Along with experience in lasers and optics, his research interests include developing fast and energy-efficient cryogenic (ultralow temperature) computer memory and studying mechanisms of ultralow sliding friction in the area of materials science. Braiman received a formal invitation from UCF to join the faculty as a research professor in March 2020. It was an easy choice, he said, because CREOL scientists impressed him with their skill and knowledge.
“The extraordinary strength of the CREOL faculty was one of my main motivations in coming to UCF,” said Braiman. “In such a short amount of time I have found myself becoming a part of a welcoming family, in an environment surrounded with excellent scientists who are as passionate about innovation as me.”
Braiman’s current laboratory focuses on semiconductor diode lasers and phase-locking of diode arrays. In addition to experimental work, his projects include theoretical and computational research developing basic understanding of single diode laser and diode laser array dynamics; laser coupling; and disorder-enhanced synchronization mechanisms. His work showing that adding disorder promotes synchronization and eliminates chaos was the subject of a cover story for Nature.

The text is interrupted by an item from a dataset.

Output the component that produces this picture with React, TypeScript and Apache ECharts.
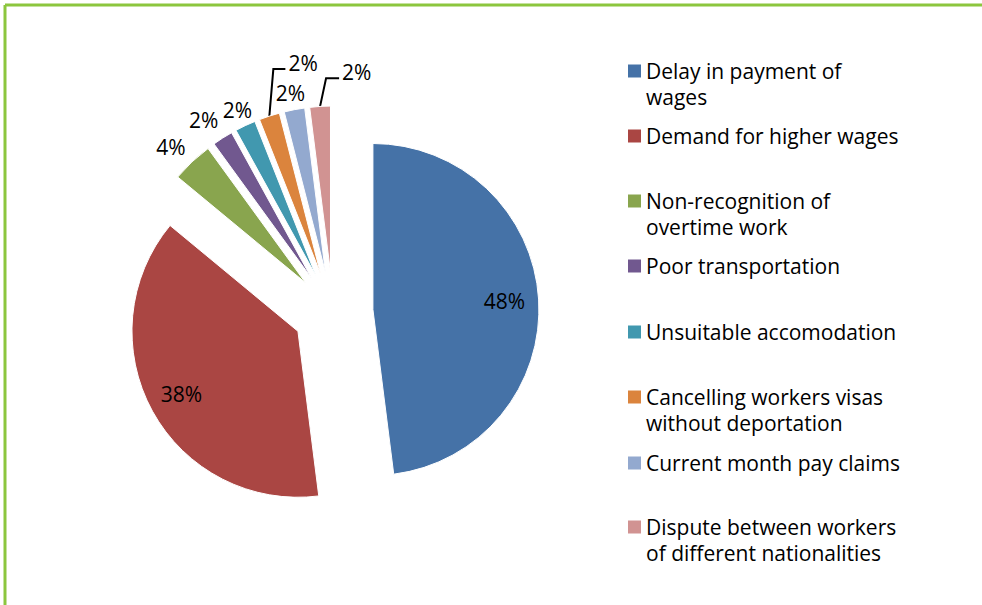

Blue lasers currently hold his interest. These lasers are at the core of what makes technology like Blu-ray players, cell phone displays and LCD projectors feasible. Braiman is pushing their continued evolution and utility, including taking advantage of their strength underwater.
The wide variety of research interests and the combination of experimental and computational approaches to research is an important asset for students under his mentorship, Braiman said. In our rapidly changing world, students equipped with multiple research skills may have better employment opportunities as they graduate, he said.